GIVEN INSTRUCTION.
Give the listing below again in full, exactly as written.

━━ DATA BLOCK

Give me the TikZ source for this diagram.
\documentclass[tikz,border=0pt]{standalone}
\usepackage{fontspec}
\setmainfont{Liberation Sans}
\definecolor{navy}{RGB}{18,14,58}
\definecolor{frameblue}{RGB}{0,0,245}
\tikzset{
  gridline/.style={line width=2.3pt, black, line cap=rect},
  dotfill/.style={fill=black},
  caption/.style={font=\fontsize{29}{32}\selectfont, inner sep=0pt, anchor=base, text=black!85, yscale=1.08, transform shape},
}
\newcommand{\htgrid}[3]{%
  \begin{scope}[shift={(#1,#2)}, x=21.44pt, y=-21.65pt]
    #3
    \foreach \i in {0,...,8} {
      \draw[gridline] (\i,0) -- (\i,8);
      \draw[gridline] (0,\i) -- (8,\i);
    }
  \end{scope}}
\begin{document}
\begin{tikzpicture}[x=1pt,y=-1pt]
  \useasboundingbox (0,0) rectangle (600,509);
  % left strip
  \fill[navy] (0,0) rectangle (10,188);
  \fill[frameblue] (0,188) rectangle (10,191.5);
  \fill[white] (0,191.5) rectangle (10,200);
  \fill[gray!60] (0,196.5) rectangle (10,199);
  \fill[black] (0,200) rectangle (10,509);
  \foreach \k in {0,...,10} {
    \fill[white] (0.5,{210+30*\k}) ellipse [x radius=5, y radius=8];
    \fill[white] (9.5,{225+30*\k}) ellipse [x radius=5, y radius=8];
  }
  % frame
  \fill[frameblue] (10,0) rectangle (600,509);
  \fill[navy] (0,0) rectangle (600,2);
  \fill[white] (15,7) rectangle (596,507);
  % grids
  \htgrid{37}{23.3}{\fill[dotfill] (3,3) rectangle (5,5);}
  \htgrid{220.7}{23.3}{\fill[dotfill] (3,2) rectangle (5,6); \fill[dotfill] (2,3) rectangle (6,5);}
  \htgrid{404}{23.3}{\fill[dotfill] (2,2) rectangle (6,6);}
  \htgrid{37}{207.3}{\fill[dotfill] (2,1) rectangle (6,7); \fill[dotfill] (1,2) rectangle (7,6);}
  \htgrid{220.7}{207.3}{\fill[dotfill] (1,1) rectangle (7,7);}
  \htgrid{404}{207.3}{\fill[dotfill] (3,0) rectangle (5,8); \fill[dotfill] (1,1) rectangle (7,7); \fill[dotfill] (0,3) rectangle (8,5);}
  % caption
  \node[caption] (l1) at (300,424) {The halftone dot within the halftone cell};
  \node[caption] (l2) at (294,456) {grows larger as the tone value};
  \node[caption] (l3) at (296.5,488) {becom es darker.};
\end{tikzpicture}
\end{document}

━━━━

FINAL ANSWER.
Give me the TikZ source for this diagram.
\documentclass[tikz,border=0pt]{standalone}
\usepackage{fontspec}
\setmainfont{Liberation Sans}
\definecolor{navy}{RGB}{18,14,58}
\definecolor{frameblue}{RGB}{0,0,245}
\tikzset{
  gridline/.style={line width=2.3pt, black, line cap=rect},
  dotfill/.style={fill=black},
  caption/.style={font=\fontsize{29}{32}\selectfont, inner sep=0pt, anchor=base, text=black!85, yscale=1.08, transform shape},
}
\newcommand{\htgrid}[3]{%
  \begin{scope}[shift={(#1,#2)}, x=21.44pt, y=-21.65pt]
    #3
    \foreach \i in {0,...,8} {
      \draw[gridline] (\i,0) -- (\i,8);
      \draw[gridline] (0,\i) -- (8,\i);
    }
  \end{scope}}
\begin{document}
\begin{tikzpicture}[x=1pt,y=-1pt]
  \useasboundingbox (0,0) rectangle (600,509);
  % left strip
  \fill[navy] (0,0) rectangle (10,188);
  \fill[frameblue] (0,188) rectangle (10,191.5);
  \fill[white] (0,191.5) rectangle (10,200);
  \fill[gray!60] (0,196.5) rectangle (10,199);
  \fill[black] (0,200) rectangle (10,509);
  \foreach \k in {0,...,10} {
    \fill[white] (0.5,{210+30*\k}) ellipse [x radius=5, y radius=8];
    \fill[white] (9.5,{225+30*\k}) ellipse [x radius=5, y radius=8];
  }
  % frame
  \fill[frameblue] (10,0) rectangle (600,509);
  \fill[navy] (0,0) rectangle (600,2);
  \fill[white] (15,7) rectangle (596,507);
  % grids
  \htgrid{37}{23.3}{\fill[dotfill] (3,3) rectangle (5,5);}
  \htgrid{220.7}{23.3}{\fill[dotfill] (3,2) rectangle (5,6); \fill[dotfill] (2,3) rectangle (6,5);}
  \htgrid{404}{23.3}{\fill[dotfill] (2,2) rectangle (6,6);}
  \htgrid{37}{207.3}{\fill[dotfill] (2,1) rectangle (6,7); \fill[dotfill] (1,2) rectangle (7,6);}
  \htgrid{220.7}{207.3}{\fill[dotfill] (1,1) rectangle (7,7);}
  \htgrid{404}{207.3}{\fill[dotfill] (3,0) rectangle (5,8); \fill[dotfill] (1,1) rectangle (7,7); \fill[dotfill] (0,3) rectangle (8,5);}
  % caption
  \node[caption] (l1) at (300,424) {The halftone dot within the halftone cell};
  \node[caption] (l2) at (294,456) {grows larger as the tone value};
  \node[caption] (l3) at (296.5,488) {becom es darker.};
\end{tikzpicture}
\end{document}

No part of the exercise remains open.